Hoy es domingo. Aunque con ganas de dormir hasta más tarde, mi cuerpo contradice mi deseo y me lanza fuera de la cama. Hace una mañana despejada, algo con lo que todos andábamos soñando después de esta inusual semana de tormentas otoñales que nos ha forzado a desempolvar los edredones. Mi hijo mayor ya danzaba por casa antes de las 8h. Supongo que será una casualidad genética todavía por descubrir: el gen madrugador. Está claro que, en mi caso a mi pesar, lo compartimos.
Hemos salido a dar un paseo y a disfrutar del frescor de la mañana. Conversador incansable tiene la capacidad de hacer ameno casi cualquier camino. Hasta que se cansa. En ese momento, sin retrasarlo, no hay más opción que regresar.
Todos dormían a nuestra vuelta. Hemos desayunado plácidamente y me he puesto a leer. Porque sí. Supongo que es algo que he descubierto recientemente: el placer de no hacer lo que toca, de darse el gusto, de remolonear.
Y es que últimamente me satura la cantidad de canales de información que tenemos, o que tengo. La posibilidad de enviar pensamientos de manera inmediata de wassup es al tiempo un goteo incesante de gente que todo lo interrumpe. El correo electrónico, que almacena más mensajes en la carpeta de correo no deseado que en la de deseado. El teléfono mismo, el fijo y el móvil. Instagram. Blogs, periódicos... El mundo en una pantalla siempre a cuestas a la que todavía no me resisto.
Así que darme el gusto de tumbarme en el sofá, con la brisa fresca de la mañana entrando por la terraza y el teléfono en modo avión, es todo un placer. Y el gusto es doble cuando lo que tengo entre manos me lleva a una época en la que si alguien quería comunicarse contigo te escribía una carta o se acercaba a tu domicilio. Y esa circunstancia, en este momento de saturación informativa, se me presenta ideal. No me imagino mayor placer que pasar las horas del día en conversar plácidamente con mi familia, tocar el piano, escuchar música, leer, escribir, jugar a las cartas y pasear. Estar rodeada de una naturaleza amable y verde, serpenteada por caminos de los que llevan a alguna o ninguna parte.

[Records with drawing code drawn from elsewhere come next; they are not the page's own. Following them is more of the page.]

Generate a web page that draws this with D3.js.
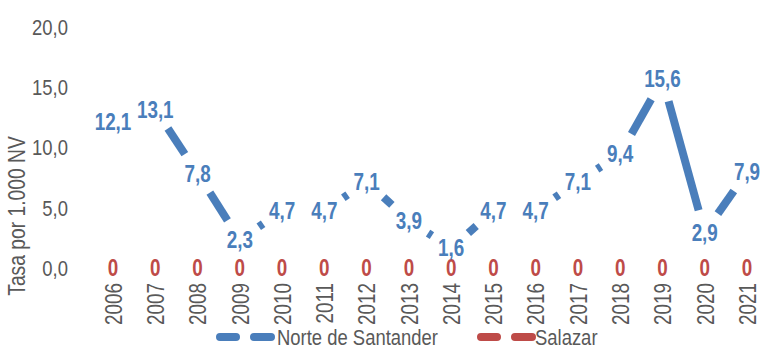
<!DOCTYPE html>
<html>
<head>
<meta charset="utf-8">
<script src="https://cdn.jsdelivr.net/npm/d3@7"></script>
<style>
  html, body { margin: 0; padding: 0; background: #fff; }
  svg { display: block; }
  text { font-family: "Liberation Sans", Arial, sans-serif; }
</style>
</head>
<body>
<svg id="chart" width="761" height="346"></svg>
<script>
const years = ["2006","2007","2008","2009","2010","2011","2012","2013","2014","2015","2016","2017","2018","2019","2020","2021"];
const norteSantander = [12.1, 13.1, 7.8, 2.3, 4.7, 4.7, 7.1, 3.9, 1.6, 4.7, 4.7, 7.1, 9.4, 15.6, 2.9, 7.9];
const salazar = [0, 0, 0, 0, 0, 0, 0, 0, 0, 0, 0, 0, 0, 0, 0, 0];
const yTicks = [0, 5, 10, 15, 20];
const seriesNames = ["Norte de Santander", "Salazar"];
const seriesColors = ["#4a7ebb", "#be4b48"];

const NARROW = 0.82; // emulate a condensed face
const svg = d3.select("#chart");
const x = d3.scalePoint().domain(years).range([113, 747]);
const y = d3.scaleLinear().domain([0, 20]).range([267.5, 26]);
const fmt = v => d3.format(".1f")(v).replace(".", ",");

// Y axis (labels only)
const yAxis = d3.axisLeft(y).tickValues(yTicks).tickFormat(fmt).tickSize(0).tickPadding(0);
const gy = svg.append("g").attr("transform", "translate(68,0)").call(yAxis);
gy.select(".domain").remove();
gy.selectAll("text").attr("font-size", 22.5).attr("fill", "#595959")
  .attr("font-family", '"Liberation Sans", Arial, sans-serif')
  .attr("x", 0).attr("dy", "0.36em")
  .attr("transform", `scale(${NARROW},1)`);

// X axis (rotated labels only)
const xAxis = d3.axisBottom(x).tickSize(0).tickPadding(0);
const gx = svg.append("g").attr("transform", "translate(0,283)").call(xAxis);
gx.select(".domain").remove();
gx.selectAll("text")
  .attr("font-size", 23).attr("fill", "#595959")
  .attr("font-family", '"Liberation Sans", Arial, sans-serif')
  .attr("transform", `rotate(-90) scale(${NARROW},1)`)
  .attr("text-anchor", "end")
  .attr("x", 0).attr("y", 0).attr("dx", 0).attr("dy", "0.36em");

// Y axis title
svg.append("text")
  .attr("transform", `translate(25,216) rotate(-90) scale(${NARROW},1)`)
  .attr("text-anchor", "middle")
  .attr("font-size", 23.5).attr("fill", "#595959")
  .text("Tasa por 1.000 NV");

// Lines: segments trimmed around each point (space for labels)
const gap = 23;
function drawSeries(values, color) {
  const pts = values.map((v, i) => [x(years[i]), y(v)]);
  const segs = d3.pairs(pts).map(([a, b]) => {
    const dx = b[0] - a[0], dy = b[1] - a[1];
    const L = Math.hypot(dx, dy);
    return { a, b, dx, dy, L };
  }).filter(s => s.L > 2 * gap);
  svg.append("g").selectAll("line").data(segs).join("line")
    .attr("x1", s => s.a[0] + s.dx / s.L * gap)
    .attr("y1", s => s.a[1] + s.dy / s.L * gap)
    .attr("x2", s => s.b[0] - s.dx / s.L * gap)
    .attr("y2", s => s.b[1] - s.dy / s.L * gap)
    .attr("stroke", color).attr("stroke-width", 8).attr("stroke-linecap", "butt");
}
drawSeries(salazar, seriesColors[1]);
drawSeries(norteSantander, seriesColors[0]);

// Data labels
function drawLabels(values, color, f) {
  svg.append("g").selectAll("text").data(values).join("text")
    .attr("transform", (d, i) => `translate(${x(years[i])},${y(d)}) scale(${NARROW},1)`)
    .attr("dy", "0.36em")
    .attr("text-anchor", "middle")
    .attr("font-size", 23).attr("font-weight", "bold")
    .attr("fill", color)
    .text(f);
}
drawLabels(salazar, seriesColors[1], d => String(d));
drawLabels(norteSantander, seriesColors[0], fmt);

// Legend
const legendItems = [
  { name: seriesNames[0], color: seriesColors[0], x0: 216, tx: 277 },
  { name: seriesNames[1], color: seriesColors[1], x0: 477, tx: 535 }
];
const lg = svg.append("g");
legendItems.forEach(it => {
  lg.append("line").attr("x1", it.x0 + 4).attr("x2", it.x0 + 55)
    .attr("y1", 337).attr("y2", 337)
    .attr("stroke", it.color).attr("stroke-width", 8)
    .attr("stroke-linecap", "round")
    .attr("stroke-dasharray", "16 18 17");
  lg.append("text")
    .attr("transform", `translate(${it.tx},337) scale(${NARROW},1)`)
    .attr("dy", "0.36em")
    .attr("font-size", 22.5).attr("fill", "#595959").text(it.name);
});
</script>
</body>
</html>
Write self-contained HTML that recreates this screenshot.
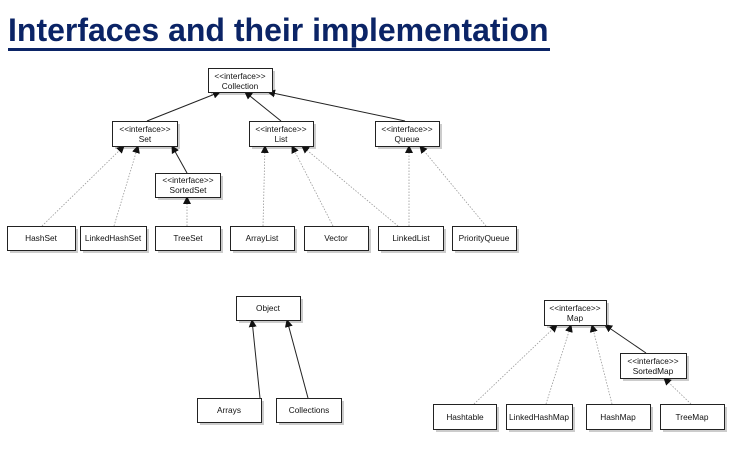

Durante un rato, tras el desayuno, antes de hacer frente a lo que toca, me he tomado el lujo de tumbarme y evadirme. Pero no solo entonces. También antes de comer, y después de comer y quien sabe si no lo volveré a hacer a lo largo de la tarde. Porque junto a la conquista del derecho a darse gusto y no hacer lo que toca he realizado otra, esta vez más localizada geográficamente: he conquistado mi cama como lugar de encuentro familiar, terreno de asueto y de lecturas compartidas. Con frecuencia, últimamente, nos encontramos mis hijos y yo, sobre la cama y a sus pies, pertrechados de libros, cómics, barajas de cartas o cuaderno y pinturas. A veces leemos en silencio, conversamos, jugamos o dormitamos. Nunca pensé que este fenómeno pudiera darse. Por eso estoy contenta de haber pasado el domingo en casa y poder disfrutar de estas enormes conquistas.